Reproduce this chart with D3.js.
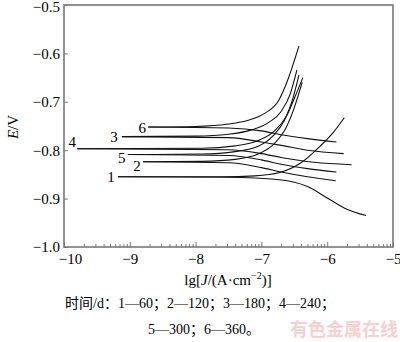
<!DOCTYPE html>
<html>
<head>
<meta charset="utf-8">
<script src="https://cdn.jsdelivr.net/npm/d3@7"></script>
<style>
body { margin: 0; background: #fff; }
text { font-family: "Liberation Serif", "Times New Roman", serif; }
</style>
</head>
<body>
<svg id="chart" width="400" height="342"></svg>
<script>
// curve names (time in days)
var curveNames = ["1", "2", "3", "4", "5", "6"];

// anodic branches [lg J, E]
var anodic1 = [[-9.18, -0.855], [-7.6, -0.855], [-7.1, -0.853], [-6.72, -0.846], [-6.41, -0.827], [-6.11, -0.792], [-5.9, -0.762], [-5.74, -0.733]];
var anodic2 = [[-8.80, -0.824], [-7.9, -0.823], [-7.4, -0.819], [-7.05, -0.808], [-6.8, -0.786], [-6.62, -0.752], [-6.5, -0.712], [-6.38, -0.66]];
var anodic3 = [[-9.12, -0.772], [-8.0, -0.771], [-7.5, -0.767], [-7.15, -0.758], [-6.88, -0.742], [-6.7, -0.72], [-6.56, -0.683], [-6.46, -0.634]];
var anodic4 = [[-9.80, -0.797], [-7.9, -0.796], [-7.4, -0.791], [-7.05, -0.78], [-6.8, -0.76], [-6.62, -0.73], [-6.5, -0.693], [-6.37, -0.65]];
var anodic5 = [[-9.03, -0.809], [-7.9, -0.808], [-7.4, -0.803], [-7.05, -0.792], [-6.82, -0.77], [-6.65, -0.738], [-6.53, -0.697], [-6.43, -0.645]];
var anodic6 = [[-8.72, -0.752], [-8.0, -0.751], [-7.5, -0.746], [-7.2, -0.738], [-6.95, -0.724], [-6.74, -0.698], [-6.6, -0.655], [-6.43, -0.585]];

// cathodic branches [lg J, E]
var cathodic1 = [[-9.18, -0.855], [-7.5, -0.856], [-6.72, -0.861], [-6.3, -0.875], [-5.96, -0.902], [-5.7, -0.922], [-5.41, -0.935]];
var cathodic2 = [[-8.80, -0.824], [-7.5, -0.826], [-7.0, -0.836], [-6.7, -0.845], [-6.3, -0.855], [-5.87, -0.863]];
var cathodic3 = [[-9.12, -0.772], [-7.5, -0.774], [-7.0, -0.783], [-6.7, -0.79], [-6.3, -0.8], [-5.75, -0.807]];
var cathodic4 = [[-9.80, -0.797], [-7.5, -0.799], [-7.0, -0.807], [-6.7, -0.815], [-6.2, -0.825], [-5.63, -0.83]];
var cathodic5 = [[-9.03, -0.809], [-7.5, -0.811], [-7.0, -0.82], [-6.7, -0.829], [-6.3, -0.838], [-5.86, -0.845]];
var cathodic6 = [[-8.72, -0.752], [-7.5, -0.754], [-7.0, -0.76], [-6.7, -0.768], [-6.3, -0.776], [-5.86, -0.783]];

var anodicList = [anodic1, anodic2, anodic3, anodic4, anodic5, anodic6];
var cathodicList = [cathodic1, cathodic2, cathodic3, cathodic4, cathodic5, cathodic6];

// axis ticks
var xMajor = [-10, -9, -8, -7, -6, -5];
var yMajor = [-1.0, -0.9, -0.8, -0.7, -0.6, -0.5];

// caption
var captionLines = ["时间/d：1—60；2—120；3—180；4—240；", "5—300；6—360。"];
var watermark = "有色金属在线";

// label offsets from the start of each curve (px)
var labelOffset = [[-7, 0], [-6, 4], [-8, 0], [-5, -7], [-6, 3], [-6, 1]];

var svg = d3.select("#chart");
var axisColor = "#777";

var x = d3.scaleLinear().domain([-10, -5]).range([64, 393]);
var y = d3.scaleLinear().domain([-1.0, -0.5]).range([247, 5]);

// minor ticks (log positions inside each decade)
var xMinor = [];
xMajor.slice(0, -1).forEach(function(d) {
	for (var k = 2; k <= 9; k++) xMinor.push(d + Math.log10(k));
});

// minor x ticks
svg.append("g")
	.attr("transform", "translate(0,247)")
	.call(d3.axisBottom(x).tickValues(xMinor).tickSize(-3).tickFormat(""))
	.call(function(g) {
		g.select(".domain").remove();
		g.selectAll("line").attr("stroke", axisColor);
	});

// major x ticks
var gx = svg.append("g")
	.attr("transform", "translate(0,247)")
	.call(d3.axisBottom(x).tickValues(xMajor).tickSize(-5).tickPadding(6).tickFormat(d3.format("d")))
	.call(function(g) {
		g.select(".domain").remove();
		g.selectAll("line").attr("stroke", axisColor);
		g.selectAll("text").attr("font-size", 15).attr("fill", "#000")
			.style("font-family", "'Liberation Serif', serif");
	});
gx.selectAll("text").filter(function(d) { return d === -10; }).attr("dx", 6);

// y ticks
var gy = svg.append("g")
	.attr("transform", "translate(64,0)")
	.call(d3.axisLeft(y).tickValues(yMajor).tickSize(-4).tickPadding(4).tickFormat(d3.format(".1f")))
	.call(function(g) {
		g.select(".domain").remove();
		g.selectAll("line").attr("stroke", axisColor);
		g.selectAll("text").attr("font-size", 15).attr("fill", "#000")
			.style("font-family", "'Liberation Serif', serif");
	});
// keep the top label inside the picture
gy.selectAll("text").filter(function(d) { return d === -0.5; }).attr("dy", "0.42em");

// frame
svg.append("rect")
	.attr("x", x(-10)).attr("y", y(-0.5))
	.attr("width", x(-5) - x(-10)).attr("height", y(-1.0) - y(-0.5))
	.attr("fill", "none").attr("stroke", axisColor).attr("stroke-width", 1.6);

// curves
var line = d3.line()
	.x(function(d) { return x(d[0]); })
	.y(function(d) { return y(d[1]); })
	.curve(d3.curveMonotoneX);

svg.append("g").selectAll("path.an")
	.data(anodicList).enter().append("path")
	.attr("d", line)
	.attr("fill", "none").attr("stroke", "#111").attr("stroke-width", 1.1);

svg.append("g").selectAll("path.ca")
	.data(cathodicList).enter().append("path")
	.attr("d", line)
	.attr("fill", "none").attr("stroke", "#111").attr("stroke-width", 1.1);

// curve labels
svg.append("g").selectAll("text")
	.data(curveNames).enter().append("text")
	.attr("x", function(d, i) { return x(anodicList[i][0][0]) + labelOffset[i][0]; })
	.attr("y", function(d, i) { return y(anodicList[i][0][1]) + labelOffset[i][1]; })
	.attr("dy", "0.35em")
	.attr("text-anchor", "middle")
	.attr("font-size", 15)
	.text(function(d) { return d; });

// y title
var yt = svg.append("text")
	.attr("transform", "translate(18,127) rotate(-90)")
	.attr("text-anchor", "middle")
	.attr("font-size", 15);
yt.append("tspan").attr("font-style", "italic").text("E");
yt.append("tspan").text("/V");

// x title
var xt = svg.append("text")
	.attr("x", 228).attr("y", 285)
	.attr("text-anchor", "middle")
	.attr("font-size", 15);
xt.append("tspan").text("lg[");
xt.append("tspan").attr("font-style", "italic").text("J");
xt.append("tspan").text("/(A·cm");
xt.append("tspan").attr("font-size", 10).attr("dy", -6).text("−2");
xt.append("tspan").attr("dy", 6).text(")]");

// caption
svg.append("g").selectAll("text")
	.data(captionLines).enter().append("text")
	.attr("x", function(d, i) { return i === 0 ? 65 : 148; })
	.attr("y", function(d, i) { return 308 + i * 26; })
	.attr("font-size", 14)
	.style("font-family", "'Liberation Serif', 'Noto Sans CJK SC', serif")
	.text(function(d) { return d; });

// watermark
svg.append("text")
	.attr("x", 398).attr("y", 336)
	.attr("text-anchor", "end")
	.attr("font-size", 18)
	.attr("font-weight", "bold")
	.attr("fill", "#f7cfcf")
	.style("font-family", "'Noto Sans CJK SC', sans-serif")
	.text(watermark);
</script>
</body>
</html>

> Exercise aim
Images should not appear in the copy; retype the listing above exactly.

> Worked answer
Reproduce this chart with D3.js.
<!DOCTYPE html>
<html>
<head>
<meta charset="utf-8">
<script src="https://cdn.jsdelivr.net/npm/d3@7"></script>
<style>
body { margin: 0; background: #fff; }
text { font-family: "Liberation Serif", "Times New Roman", serif; }
</style>
</head>
<body>
<svg id="chart" width="400" height="342"></svg>
<script>
// curve names (time in days)
var curveNames = ["1", "2", "3", "4", "5", "6"];

// anodic branches [lg J, E]
var anodic1 = [[-9.18, -0.855], [-7.6, -0.855], [-7.1, -0.853], [-6.72, -0.846], [-6.41, -0.827], [-6.11, -0.792], [-5.9, -0.762], [-5.74, -0.733]];
var anodic2 = [[-8.80, -0.824], [-7.9, -0.823], [-7.4, -0.819], [-7.05, -0.808], [-6.8, -0.786], [-6.62, -0.752], [-6.5, -0.712], [-6.38, -0.66]];
var anodic3 = [[-9.12, -0.772], [-8.0, -0.771], [-7.5, -0.767], [-7.15, -0.758], [-6.88, -0.742], [-6.7, -0.72], [-6.56, -0.683], [-6.46, -0.634]];
var anodic4 = [[-9.80, -0.797], [-7.9, -0.796], [-7.4, -0.791], [-7.05, -0.78], [-6.8, -0.76], [-6.62, -0.73], [-6.5, -0.693], [-6.37, -0.65]];
var anodic5 = [[-9.03, -0.809], [-7.9, -0.808], [-7.4, -0.803], [-7.05, -0.792], [-6.82, -0.77], [-6.65, -0.738], [-6.53, -0.697], [-6.43, -0.645]];
var anodic6 = [[-8.72, -0.752], [-8.0, -0.751], [-7.5, -0.746], [-7.2, -0.738], [-6.95, -0.724], [-6.74, -0.698], [-6.6, -0.655], [-6.43, -0.585]];

// cathodic branches [lg J, E]
var cathodic1 = [[-9.18, -0.855], [-7.5, -0.856], [-6.72, -0.861], [-6.3, -0.875], [-5.96, -0.902], [-5.7, -0.922], [-5.41, -0.935]];
var cathodic2 = [[-8.80, -0.824], [-7.5, -0.826], [-7.0, -0.836], [-6.7, -0.845], [-6.3, -0.855], [-5.87, -0.863]];
var cathodic3 = [[-9.12, -0.772], [-7.5, -0.774], [-7.0, -0.783], [-6.7, -0.79], [-6.3, -0.8], [-5.75, -0.807]];
var cathodic4 = [[-9.80, -0.797], [-7.5, -0.799], [-7.0, -0.807], [-6.7, -0.815], [-6.2, -0.825], [-5.63, -0.83]];
var cathodic5 = [[-9.03, -0.809], [-7.5, -0.811], [-7.0, -0.82], [-6.7, -0.829], [-6.3, -0.838], [-5.86, -0.845]];
var cathodic6 = [[-8.72, -0.752], [-7.5, -0.754], [-7.0, -0.76], [-6.7, -0.768], [-6.3, -0.776], [-5.86, -0.783]];

var anodicList = [anodic1, anodic2, anodic3, anodic4, anodic5, anodic6];
var cathodicList = [cathodic1, cathodic2, cathodic3, cathodic4, cathodic5, cathodic6];

// axis ticks
var xMajor = [-10, -9, -8, -7, -6, -5];
var yMajor = [-1.0, -0.9, -0.8, -0.7, -0.6, -0.5];

// caption
var captionLines = ["时间/d：1—60；2—120；3—180；4—240；", "5—300；6—360。"];
var watermark = "有色金属在线";

// label offsets from the start of each curve (px)
var labelOffset = [[-7, 0], [-6, 4], [-8, 0], [-5, -7], [-6, 3], [-6, 1]];

var svg = d3.select("#chart");
var axisColor = "#777";

var x = d3.scaleLinear().domain([-10, -5]).range([64, 393]);
var y = d3.scaleLinear().domain([-1.0, -0.5]).range([247, 5]);

// minor ticks (log positions inside each decade)
var xMinor = [];
xMajor.slice(0, -1).forEach(function(d) {
	for (var k = 2; k <= 9; k++) xMinor.push(d + Math.log10(k));
});

// minor x ticks
svg.append("g")
	.attr("transform", "translate(0,247)")
	.call(d3.axisBottom(x).tickValues(xMinor).tickSize(-3).tickFormat(""))
	.call(function(g) {
		g.select(".domain").remove();
		g.selectAll("line").attr("stroke", axisColor);
	});

// major x ticks
var gx = svg.append("g")
	.attr("transform", "translate(0,247)")
	.call(d3.axisBottom(x).tickValues(xMajor).tickSize(-5).tickPadding(6).tickFormat(d3.format("d")))
	.call(function(g) {
		g.select(".domain").remove();
		g.selectAll("line").attr("stroke", axisColor);
		g.selectAll("text").attr("font-size", 15).attr("fill", "#000")
			.style("font-family", "'Liberation Serif', serif");
	});
gx.selectAll("text").filter(function(d) { return d === -10; }).attr("dx", 6);

// y ticks
var gy = svg.append("g")
	.attr("transform", "translate(64,0)")
	.call(d3.axisLeft(y).tickValues(yMajor).tickSize(-4).tickPadding(4).tickFormat(d3.format(".1f")))
	.call(function(g) {
		g.select(".domain").remove();
		g.selectAll("line").attr("stroke", axisColor);
		g.selectAll("text").attr("font-size", 15).attr("fill", "#000")
			.style("font-family", "'Liberation Serif', serif");
	});
// keep the top label inside the picture
gy.selectAll("text").filter(function(d) { return d === -0.5; }).attr("dy", "0.42em");

// frame
svg.append("rect")
	.attr("x", x(-10)).attr("y", y(-0.5))
	.attr("width", x(-5) - x(-10)).attr("height", y(-1.0) - y(-0.5))
	.attr("fill", "none").attr("stroke", axisColor).attr("stroke-width", 1.6);

// curves
var line = d3.line()
	.x(function(d) { return x(d[0]); })
	.y(function(d) { return y(d[1]); })
	.curve(d3.curveMonotoneX);

svg.append("g").selectAll("path.an")
	.data(anodicList).enter().append("path")
	.attr("d", line)
	.attr("fill", "none").attr("stroke", "#111").attr("stroke-width", 1.1);

svg.append("g").selectAll("path.ca")
	.data(cathodicList).enter().append("path")
	.attr("d", line)
	.attr("fill", "none").attr("stroke", "#111").attr("stroke-width", 1.1);

// curve labels
svg.append("g").selectAll("text")
	.data(curveNames).enter().append("text")
	.attr("x", function(d, i) { return x(anodicList[i][0][0]) + labelOffset[i][0]; })
	.attr("y", function(d, i) { return y(anodicList[i][0][1]) + labelOffset[i][1]; })
	.attr("dy", "0.35em")
	.attr("text-anchor", "middle")
	.attr("font-size", 15)
	.text(function(d) { return d; });

// y title
var yt = svg.append("text")
	.attr("transform", "translate(18,127) rotate(-90)")
	.attr("text-anchor", "middle")
	.attr("font-size", 15);
yt.append("tspan").attr("font-style", "italic").text("E");
yt.append("tspan").text("/V");

// x title
var xt = svg.append("text")
	.attr("x", 228).attr("y", 285)
	.attr("text-anchor", "middle")
	.attr("font-size", 15);
xt.append("tspan").text("lg[");
xt.append("tspan").attr("font-style", "italic").text("J");
xt.append("tspan").text("/(A·cm");
xt.append("tspan").attr("font-size", 10).attr("dy", -6).text("−2");
xt.append("tspan").attr("dy", 6).text(")]");

// caption
svg.append("g").selectAll("text")
	.data(captionLines).enter().append("text")
	.attr("x", function(d, i) { return i === 0 ? 65 : 148; })
	.attr("y", function(d, i) { return 308 + i * 26; })
	.attr("font-size", 14)
	.style("font-family", "'Liberation Serif', 'Noto Sans CJK SC', serif")
	.text(function(d) { return d; });

// watermark
svg.append("text")
	.attr("x", 398).attr("y", 336)
	.attr("text-anchor", "end")
	.attr("font-size", 18)
	.attr("font-weight", "bold")
	.attr("fill", "#f7cfcf")
	.style("font-family", "'Noto Sans CJK SC', sans-serif")
	.text(watermark);
</script>
</body>
</html>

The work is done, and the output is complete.